A part of health care reform
The health care law adopted by the White House last year, frequently referred to as Obamacare, requires the administration to come up with a list of health services to be covered for all women without deductibles or co-payments. To that end, the administration commissioned the Institute of Medicine panel to make recommendations.
Recommendations not binding
In addition to prescription birth control medicine, the committee also suggested paying for breast pump rentals, domestic violence counseling, HIV tests and wellness exams. With health costs beyond the reach of many, this recommendation could help ease the financial burden on some women, couples and families in our stagnant economy.
While the findings of the committee are not binding, the recommendations will be taken into serious consideration by Human Health Services Secretary Kathleen Sebelius, who will release the proposed regulations very soon.
The findings of the committee, though not unexpected, could cause controversy among certain groups. The Family Research Council, for instance, contends that individuals and groups who have a religious opposition to birth control should not be forced to help fund it with increased insurance premiums.
“This is a question of whether the government should mandate every health plan to cover these drugs free of cost,” said Family Research Council’s Jeanne Monahan. “Whatever one’s position is on the issues of contraceptives, abortifacients and such, it does not matter whether proponents of such drugs do not care about the effect on human embryos. The point is that many Americans do care, and many religious health plans would care, and that they should not be forced to violate their conscience.”
Speaking out for women’s health
Other groups, however, are hailing the recommendations as a triumph for women nationwide.
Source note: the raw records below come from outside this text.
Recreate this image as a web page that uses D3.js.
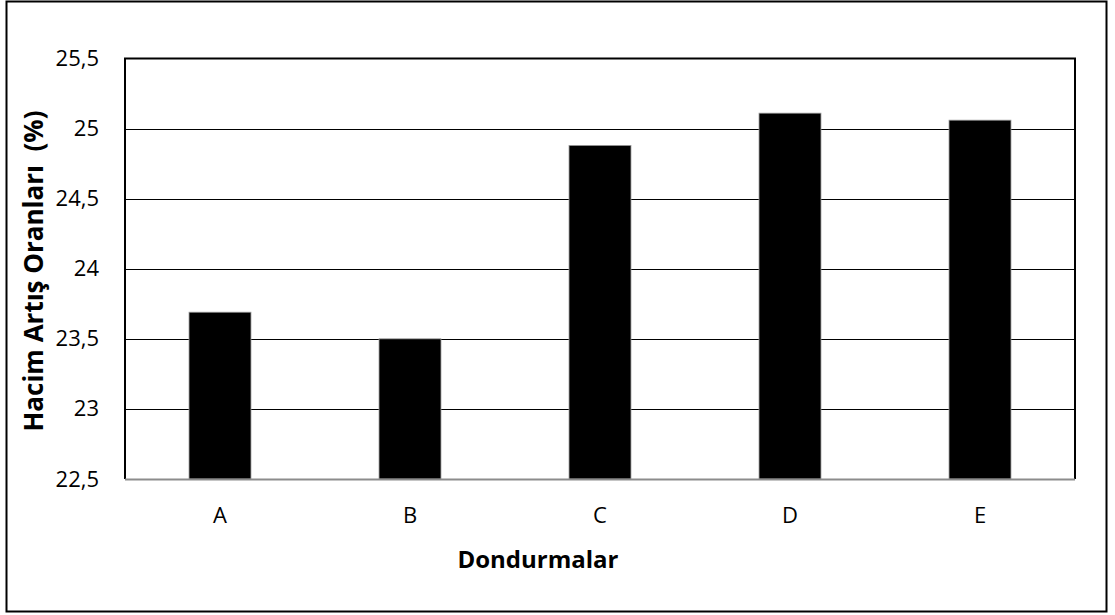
<!DOCTYPE html>
<html>
<head>
<meta charset="utf-8">
<script src="https://cdn.jsdelivr.net/npm/d3@7"></script>
<style>
  html, body { margin: 0; padding: 0; background: #fff; }
  svg { display: block; }
  text { font-family: "Open Sans", Lato, sans-serif; fill: #000; }
</style>
</head>
<body>
<svg id="chart" width="1115" height="615"></svg>
<script>
// Dondurma örneklerinin hacim artış oranları (%)
const categories = ["A", "B", "C", "D", "E"];
const values = [23.69, 23.50, 24.88, 25.11, 25.06];
const yTicks = [22.5, 23, 23.5, 24, 24.5, 25, 25.5];
const xTitle = "Dondurmalar";
const yTitle = "Hacim Artış Oranları  (%)";

const svg = d3.select("#chart");
const plot = { left: 125, right: 1075, top: 58.5, bottom: 479 };
const FONT = "'Open Sans', sans-serif";

// outer frame
svg.append("rect")
  .attr("x", 6.5).attr("y", 1.5)
  .attr("width", 1100).attr("height", 610)
  .attr("fill", "#fff").attr("stroke", "#000").attr("stroke-width", 2);

const x = d3.scaleBand()
  .domain(categories)
  .range([plot.left, plot.right])
  .paddingInner(0.674)
  .paddingOuter(0.337);

const y = d3.scaleLinear()
  .domain([22.5, 25.5])
  .range([plot.bottom, plot.top]);

const fmt = v => String(v).replace(".", ",");

// horizontal gridlines
svg.append("g")
  .selectAll("line")
  .data(yTicks.filter(t => t > 22.5 && t < 25.5))
  .join("line")
  .attr("x1", plot.left).attr("x2", plot.right)
  .attr("y1", d => Math.round(y(d)) + 0.5)
  .attr("y2", d => Math.round(y(d)) + 0.5)
  .attr("stroke", "#000").attr("stroke-width", 1.2);

// bars
svg.append("g")
  .selectAll("rect")
  .data(values)
  .join("rect")
  .attr("x", (d, i) => x(categories[i]))
  .attr("y", d => y(d))
  .attr("width", x.bandwidth())
  .attr("height", d => y(22.5) - y(d))
  .attr("fill", "#000")
  .attr("stroke", "#999").attr("stroke-width", 0.8);

// plot frame: top, left, right dark; bottom axis grey
svg.append("path")
  .attr("d", `M${plot.left},${plot.bottom} V${plot.top} H${plot.right} V${plot.bottom}`)
  .attr("fill", "none").attr("stroke", "#000").attr("stroke-width", 2);
svg.append("line")
  .attr("x1", plot.left).attr("x2", plot.right)
  .attr("y1", plot.bottom + 0.5).attr("y2", plot.bottom + 0.5)
  .attr("stroke", "#8c8c8c").attr("stroke-width", 2);

// y axis labels
const yAxis = d3.axisLeft(y).tickValues(yTicks).tickFormat(fmt).tickSize(0).tickPadding(26);
const gy = svg.append("g").attr("transform", `translate(${plot.left},0)`).call(yAxis);
gy.select(".domain").remove();
gy.selectAll("text").attr("font-size", 22).attr("font-family", FONT).attr("fill", "#000");

// x axis labels
const xAxis = d3.axisBottom(x).tickSize(0).tickPadding(28);
const gx = svg.append("g").attr("transform", `translate(0,${plot.bottom})`).call(xAxis);
gx.select(".domain").remove();
gx.selectAll("text").attr("font-size", 22).attr("font-family", FONT).attr("fill", "#000");

// axis titles
svg.append("text")
  .attr("x", 538).attr("y", 568)
  .attr("text-anchor", "middle")
  .attr("font-size", 24).attr("font-weight", "bold")
  .text(xTitle);

svg.append("text")
  .attr("transform", "translate(43,271) rotate(-90)")
  .attr("text-anchor", "middle")
  .attr("font-size", 26).attr("font-weight", "bold")
  .style("white-space", "pre")
  .text(yTitle);
</script>
</body>
</html>
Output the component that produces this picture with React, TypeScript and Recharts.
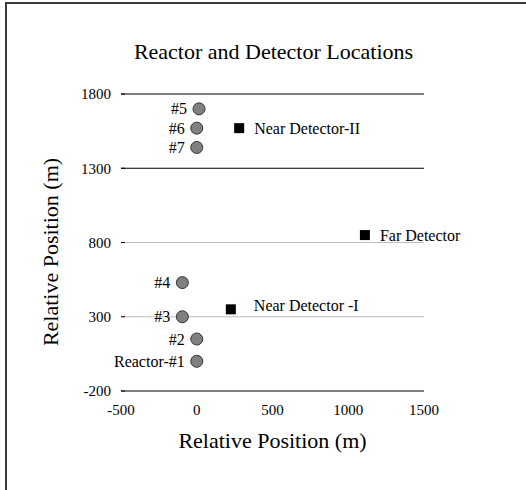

“As someone who has worked on women’s rights for nearly 30 years, I can say that today’s news marks one of the biggest advances for women’s health in a generation,” said NARAL president Nancy Keenan. “Currently, nearly one in three women finds it difficult to pay for birth control, and that’s why the United States has a far higher unintended-pregnancy rate than other industrialized countries. Making family-planning services available at no cost will help millions of women prevent unintended pregnancy and thereby reduce the need for abortion.”